The falling yields in gilts have resulted in record lows in annuity rates over the past two years;. An annuity is the amount of retirement income that can be bought using a pension fund. At the same time, the income that can be taken using “capped drawdown” from a pension fund – rather than buying an annuity contract – has been cut by up to 50 per cent.
This bleak outlook for retirees was largely caused by falling yields on government bonds, or gilts, which are used by insurers to set their annuity rates.
Gilt yields are also used by the Government Actuary’s Department to set annual drawdown limits – along with factors such as age and pension fund size.
Earlier this year, yields on 15-year gilts fell to an all-time low of 2.25 per cent but yields have now started to rise again, reaching just under 3 per cent in the middle of March, and reflecting growing economic optimism.
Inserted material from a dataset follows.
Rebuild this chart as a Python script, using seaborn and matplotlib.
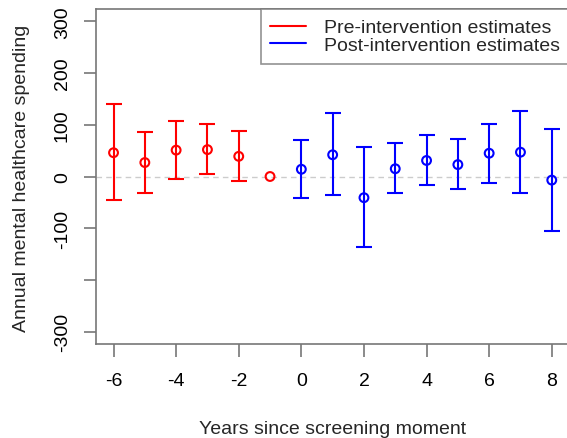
import numpy as np
import matplotlib
matplotlib.use("Agg")
import matplotlib.pyplot as plt
from matplotlib.lines import Line2D
import pandas as pd
import seaborn as sns

# --- Data ---
pre_years = [-6, -5, -4, -3, -2, -1]
pre_est = [46, 27, 51, 52, 39, 0]
pre_lo = [-46, -32, -4, 4, -8, 0]
pre_hi = [140, 86, 107, 101, 88, 0]

post_years = [0, 1, 2, 3, 4, 5, 6, 7, 8]
post_est = [14, 42, -41, 15, 31, 23, 45, 47, -7]
post_lo = [-42, -35, -137, -32, -17, -24, -12, -31, -105]
post_hi = [71, 122, 57, 65, 81, 73, 102, 126, 92]

x_ticks = [-6, -4, -2, 0, 2, 4, 6, 8]
y_ticks = [-300, -200, -100, 0, 100, 200, 300]
y_ticklabels = ["-300", "", "-100", "0", "100", "200", "300"]

pre_df = pd.DataFrame({"year": pre_years, "est": pre_est, "lo": pre_lo, "hi": pre_hi})
post_df = pd.DataFrame({"year": post_years, "est": post_est, "lo": post_lo, "hi": post_hi})

sns.set_theme(style="ticks")
plt.rcParams['font.family'] = ['Liberation Sans', 'DejaVu Sans']
FS = 14

fig = plt.figure(figsize=(5.67, 4.39), dpi=100)
ax = fig.add_axes([96 / 567, 1 - 345 / 439, 473.3 / 567, 335 / 439])

ax.axhline(0, color='#cccccc', lw=1, ls=(0, (4, 3)), zorder=0)

# error bars (the reference year -1 has no interval)
for df, col in [(pre_df[pre_df.lo != pre_df.hi], 'red'), (post_df, 'blue')]:
    ax.errorbar(df.year, df.est, yerr=[df.est - df.lo, df.hi - df.est],
                fmt='none', ecolor=col, elinewidth=1.5, capsize=6, capthick=1.5)

sns.scatterplot(data=pre_df, x='year', y='est', ax=ax, marker='o', s=40,
                facecolor='none', edgecolor='red', linewidth=1.5, zorder=3)
sns.scatterplot(data=post_df, x='year', y='est', ax=ax, marker='o', s=40,
                facecolor='none', edgecolor='blue', linewidth=1.5, zorder=3)

ax.set_xlim(-6.56, 8.56)
ax.set_ylim(-324, 324)
ax.set_xticks(x_ticks)
ax.set_xticklabels([str(t) for t in x_ticks])
ax.set_yticks(y_ticks)
ax.set_yticklabels(y_ticklabels, rotation=90, va='center')

for s in ax.spines.values():
    s.set_visible(True)
    s.set_color('#777777')
    s.set_linewidth(1.2)
ax.tick_params(axis='both', which='both', direction='out', length=9, width=1.2,
               color='#777777', labelsize=FS, labelcolor='black',
               bottom=True, left=True, top=False, right=False)
ax.tick_params(axis='x', pad=11)
ax.tick_params(axis='y', pad=9)

ax.set_xlabel('Years since screening moment', fontsize=FS)
ax.set_ylabel('Annual mental healthcare spending', fontsize=FS)
ax.xaxis.set_label_coords(0.499, -0.228)
ax.yaxis.set_label_coords(-0.14, 0.4985)

handles = [Line2D([0], [0], color='red', lw=1.5), Line2D([0], [0], color='blue', lw=1.5)]
leg = ax.legend(handles, ['Pre-intervention estimates', 'Post-intervention estimates'],
                loc='upper right', bbox_to_anchor=(1.0, 1.0), fontsize=FS,
                frameon=True, fancybox=False, borderaxespad=0, handlelength=1.85,
                handletextpad=0.88, labelspacing=0.0, borderpad=0.5)
leg.get_frame().set_edgecolor('#777777')
leg.get_frame().set_linewidth(1.2)

fig.savefig('out.png', dpi=100)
The rate for a 65-year-old man with a £100,000 pension fund has risen from £5.86 of income per £100 in February to £5.88 per £100 in March.
However some suppliers will be cautious about increasing the annuity rates as if the increase was followed by a fall, they would be exposed as they have to guarantee their annuity rates.
It is likely that there will be a small amount of increase but any substantial rise will be later rather than sooner.